Eko melihat fasenya sudah kritis dan perlu upaya -upaya holistik untuk menanggulanginya. Jangan sampai langkah yang dilakukan terpusat pada satu titik, contoh merawat sungai. Tetapi harus melihatnya secara keseluruhan barangkali ada unsur lain yang mesti dilakukan langkah serupa.

Di satu sisi, lanjut Eko, untuk penanganannya harus juga memperhatikan keseimbangan antara upaya konservasi dan pemenuhan kebutuhan bagi manusia.

Semisal di wilayah Bandung, diketinggian 900 mdpl mengapa harus dikonservasi. Hal itu dikarenakan adanya kebutuhan misal 1 juta orang yang berada di wilayah bawah yang harus tercukupi.

“Kalau ternyata jumlah orang di bawahan itu bertambah harusnya lahan konservasi ditambah. Karena tidak bisa ditambah, maka harus ada intervensi perihal teknologi konservasi. Bukan malah sebaliknya,” paparnya.

 

Kondisi luapan banjir bandang di Kampung Cihanjawar, Desa Margamulya, Kecamatan Pasirjambu, Kabupaten Bandung , Rabu (3/5/2017) Sore. foto : Istimewa

 

Untuk itu, kata dia, diharapkan susunan rencana tata ruang wilayah (RTRW) pembangunan daerah agar disesuaikan mampu mengurangi resiko bencana bukan malah menggadaikan aspek keberlanjutan hanya untuk kepentingan ekonomi semata yang bisa berakibat memicu terjadinya bencana.

Direktur Eksekutif Wahana Lingkungan Hidup Jawa Barat, Dadan Ramdan menduga ada indikasi alih fungsi lahan kawasan resapan sekitar gunung Patuha.

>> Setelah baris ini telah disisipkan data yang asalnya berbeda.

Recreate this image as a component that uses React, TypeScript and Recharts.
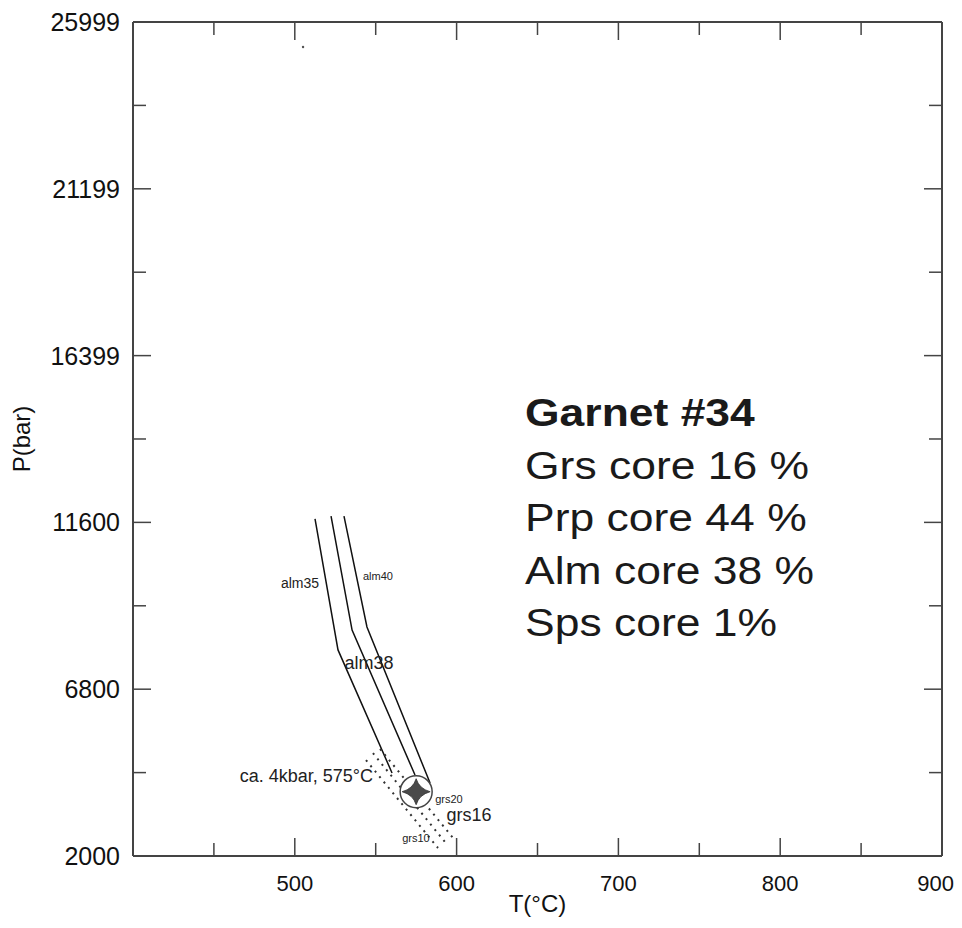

Misalnya oleh pembangunan geothermal dan alih fungsi kawasan oleh pengembangan wisata alam yang makin masif di wilayah resapan dan tangkapan air.

“Ini kejadian kedua banjir bandang terjadi di di Ciwidey. Artinya ke depan dipastikan akan terjadi lagi. Kami belum melihat ada tindakan nyata untuk mengurangi resiko karena perizinan pembangunan wisata alam terus diberikan,” ujarnya.

Dia meminta upaya jangka panjangnya harus hentikan  perizinan di daerah tangkapan dan RTRW Kabupaten Bandung yang lebih melindungi kawasan konservasi dan tangkapan air.